Phonemic awareness - discerning that spoken language is composed of phonemes, is an important predictor of success in learning to read. It involves a child's ability to hear the sounds in a word and to distinguish between words based on the different sounds.

Phonemic awareness helps children learn the letter-sound correspondences needed to read and spell words. Studies have shown that phonemic awareness training improves children's ability to read and spell. Unless word identification is effortless and automatic, the reader cannot devote attention to constructing meaning while reading.

Phonics - instruction in the relationships between letters and sounds - can help children attain automatic, visual recognition of spelling patterns within words for word recognition. Efficient recognition of spelling patterns, in turn, depends on accurate and automatic recognition of individual letters.
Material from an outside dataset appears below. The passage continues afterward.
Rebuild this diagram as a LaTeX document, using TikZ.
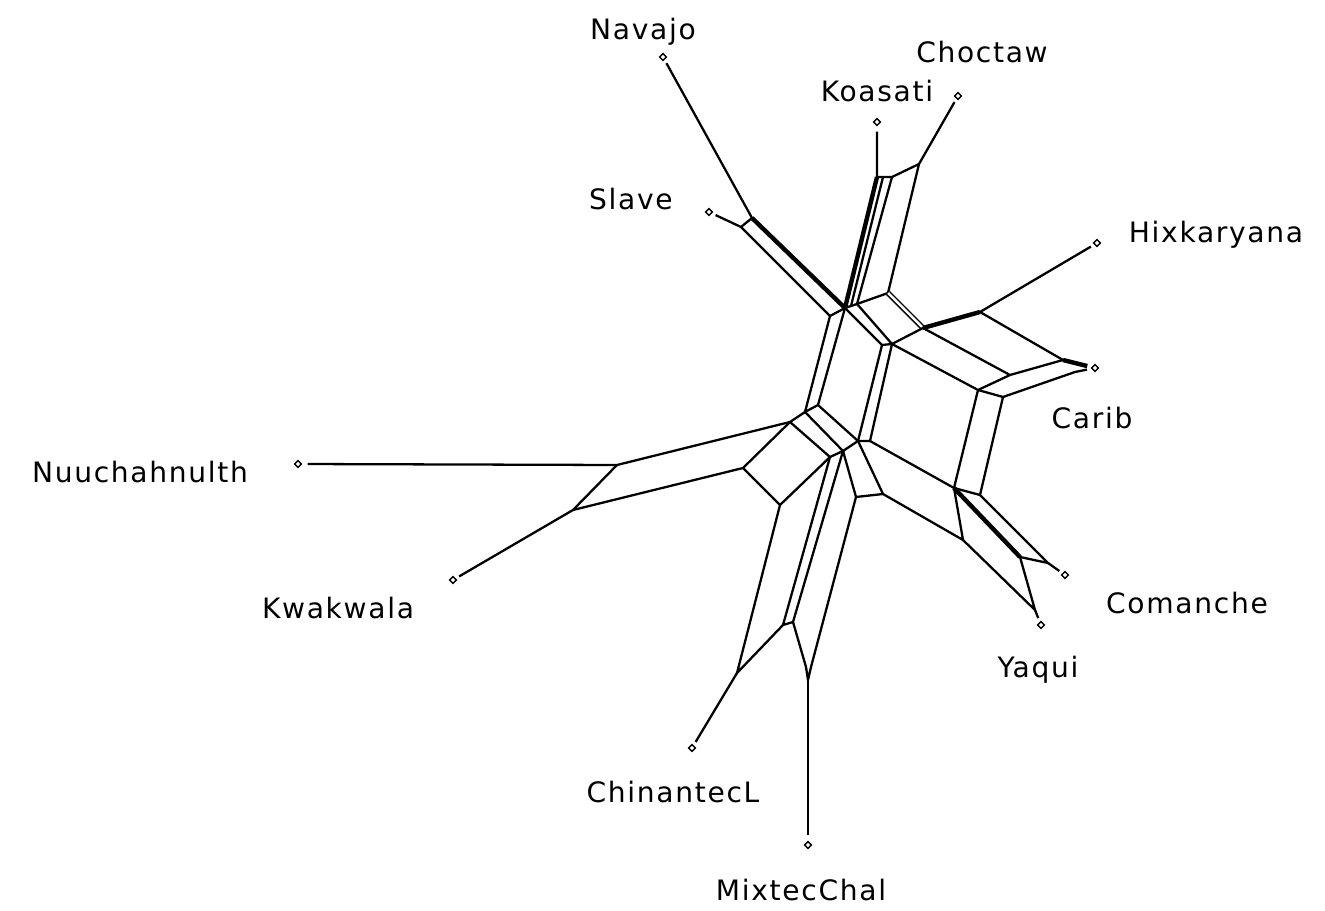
\documentclass[tikz,border=0pt]{standalone}
\usepackage{fontspec}
\setmainfont{DejaVu Sans}[LetterSpace=6]
\usepackage{tikz}
\usetikzlibrary{shapes.geometric}
\tikzset{
  leaf/.style={diamond, draw, line width=0.8pt, inner sep=0pt, minimum size=6pt, outer sep=2.5pt},
  taxon/.style={font=\fontsize{16}{19}\selectfont},
  split/.style={line width=1.3pt},
  heavysplit/.style={line width=2.5pt},
  twinsplit/.style={double, double distance=1.4pt, line width=0.9pt}
}

\begin{document}
\begin{tikzpicture}[x=0.02cm, y=-0.02cm]
\useasboundingbox (0,0) rectangle (1325,911);

% taxa
\node[leaf] (nav) at (663,57) {};
\node[leaf] (sla) at (709,212) {};
\node[leaf] (koa) at (877,122) {};
\node[leaf] (cho) at (958,96) {};
\node[leaf] (hix) at (1097,243) {};
\node[leaf] (car) at (1095,368) {};
\node[leaf] (com) at (1065,575) {};
\node[leaf] (yaq) at (1041,625) {};
\node[leaf] (mix) at (808,845) {};
\node[leaf] (chi) at (692,748) {};
\node[leaf] (kwa) at (453,580) {};
\node[leaf] (nuu) at (298,464) {};

\node[taxon] (navlbl) at (643,32) {Navajo};
\node[taxon] (cholbl) at (982,52) {Choctaw};
\node[taxon] (koalbl) at (877,91) {Koasati};
\node[taxon] (slalbl) at (631,199) {Slave};
\node[taxon] (hixlbl) at (1216,235) {Hixkaryana};
\node[taxon] (carlbl) at (1092,418) {Carib};
\node[taxon] (nuulbl) at (140,472) {Nuuchahnulth};
\node[taxon] (kwalbl) at (338,608) {Kwakwala};
\node[taxon] (comlbl) at (1187,603) {Comanche};
\node[taxon] (yaqlbl) at (1038,670) {Yaqui};
\node[taxon] (chilbl) at (673,792) {ChinantecL};
\node[taxon] (mixlbl) at (801,890) {MixtecChal};

% network vertices
\coordinate (a1) at (752,218);
\coordinate (a2) at (741,227);
\coordinate (b1) at (845,308);
\coordinate (bm) at (851,306);
\coordinate (b2) at (830,316);
\coordinate (b3) at (857,304);
\coordinate (k1) at (877,177);
\coordinate (km) at (883,177);
\coordinate (k2) at (892,177);
\coordinate (c1) at (919,164);
\coordinate (c2) at (888,293);
\coordinate (d1) at (882,345);
\coordinate (d2) at (892,344);
\coordinate (h1) at (923,328);
\coordinate (h2) at (980,312);
\coordinate (h3) at (1063,360);
\coordinate (h4) at (1010,375);
\coordinate (h5) at (978,390);
\coordinate (h6) at (1003,397);
\coordinate (h7) at (1075,372);
\coordinate (e1) at (805,412);
\coordinate (e2) at (818,405);
\coordinate (g1) at (790,422);
\coordinate (g2) at (743,468);
\coordinate (g3) at (780,505);
\coordinate (g4) at (830,457);
\coordinate (g5) at (843,451);
\coordinate (f1) at (858,441);
\coordinate (f2) at (870,441);
\coordinate (n1) at (617,465);
\coordinate (n2) at (573,510);
\coordinate (m1) at (783,625);
\coordinate (m2) at (793,622);
\coordinate (m3) at (737,673);
\coordinate (m4) at (806,667);
\coordinate (m5) at (811,667);
\coordinate (m6) at (808,680);
\coordinate (p1) at (856,497);
\coordinate (p3) at (883,494);
\coordinate (q1) at (954,488);
\coordinate (q2) at (980,495);
\coordinate (q3) at (963,540);
\coordinate (q4) at (1020,557);
\coordinate (q5) at (1048,563);
\coordinate (q6) at (1035,610);

% top left
\draw[split] (nav) -- (a1);
\draw[split] (sla) -- (a2) -- (a1);
\draw[heavysplit] (a1) -- (b1);
\draw[split] (a2) -- (b2) -- (b1) -- (bm) -- (b3) -- (c2);

% top
\draw[split] (koa) -- (k1) -- (k2) -- (c1);
\draw[split] (cho) -- (c1) -- (c2);
\draw[heavysplit] (k1) -- (b1);
\draw[split] (km) -- (bm);
\draw[split] (k2) -- (b3);

% right
\draw[twinsplit] (c2) -- (h1);
\draw[split] (b1) -- (d1) -- (d2);
\draw[split] (b3) -- (d2) -- (h1);
\draw[heavysplit] (h1) -- (h2);
\draw[split] (h2) -- (hix);
\draw[split] (h2) -- (h3);
\draw[split] (h1) -- (h4) -- (h3);
\draw[heavysplit] (h3) -- (car);
\draw[split] (d2) -- (h5) -- (h4);
\draw[split] (h5) -- (h6) -- (h7) -- (car);

% left
\draw[split] (b2) -- (e1) -- (e2) -- (b1);
\draw[split] (e1) -- (g1) -- (n1) -- (nuu);
\draw[split] (n1) -- (n2) -- (kwa);
\draw[split] (n2) -- (g2) -- (g1);
\draw[split] (g2) -- (g3) -- (g4) -- (g1);
\draw[split] (e1) -- (g5) -- (g4);
\draw[split] (e2) -- (f1) -- (g5);
\draw[split] (d1) -- (f1) -- (f2) -- (d2);

% bottom
\draw[split] (g4) -- (m1) -- (m2) -- (g5);
\draw[split] (g3) -- (m3) -- (m1);
\draw[split] (m3) -- (chi);
\draw[split] (m2) -- (m4) -- (m6) -- (m5);
\draw[split] (m6) -- (mix);
\draw[split] (g5) -- (p1) -- (p3) -- (f1);
\draw[split] (p1) -- (m5);

% bottom right
\draw[split] (f2) -- (q1) -- (h5);
\draw[split] (h6) -- (q2) -- (q1) -- (q3) -- (p3);
\draw[heavysplit] (q1) -- (q4);
\draw[split] (q2) -- (q5) -- (q4);
\draw[split] (q5) -- (com);
\draw[split] (q4) -- (q6) -- (q3);
\draw[split] (q6) -- (yaq);
\end{tikzpicture}
\end{document}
Studies of young children show that the most important precursor to success in learning to read is rapid recognition of the letters of the alphabet.

Studies also show that the efficient use of sound patterns in speech depends on the awareness of phonemes in spoken languages. This awareness relates strongly to success in beginning reading.

Many children develop these prerequisites without formal instruction. This is likely due both to the frequency and quality of early experiences these children have with oral language and to the amount of exposure they have to print before entering school.

Effective beginning reading instruction contains a balance of activities designed to improve word recognition, including phonics instruction and reading meaningful text. Writing and spelling activities are also part of effective reading instruction because they affect overall reading ability in a positive way.

Encouraging children to make invented spellings (to spell words as they sound) helps develop phonemic awareness as well as increase knowledge of spelling patterns.

Effective teachers interweave these activities within their instruction.

- NEA's Ten Proven Principles for Teaching Reading

And the research says

According to Robinson, Farone, Hittlelman and Unruh (1990), instructional practices in reading comprehension have shifted over the last century

  • from using oral reading to help get meaning from text to using silent reading to aid comprehension;
  • from using worksheets, workbooks and reading kits to direct student comprehension to teaching reading strategies that aid students in guiding their own comprehension;
  • from asking "what questions"(e.g., identifying a story sequence) to teaching comprehension strategies that include these subskills (e.g., summarizing);
  • from providing little direct teaching to increasing the amount of direct teaching that is specific (e.g., strategy instruction), followed by supervised independent practice.

This shift reflects an evolving view of reading that is now considered to be a strategic process through which readers construct meaning by interacting with text. That is, readers use clues in the text and their own prior knowledge to assign meaning to what they read.

Interactions among the teachers, the student, the text, the purposes for reading, and the context within which "literacy events" (activities that include reading, writing, discussions, journal writing) occur all come into play in the construction of meaning and acquisition of reading strategies.

The shift among practices in reading comprehension instruction is toward metacognition (understanding one's own thinking and using that knowledge to solve problems) and helping students develop tools with which to direct their own learning. This shift recognizes the significant role teachers play in student advancement along the continuum of literacy development.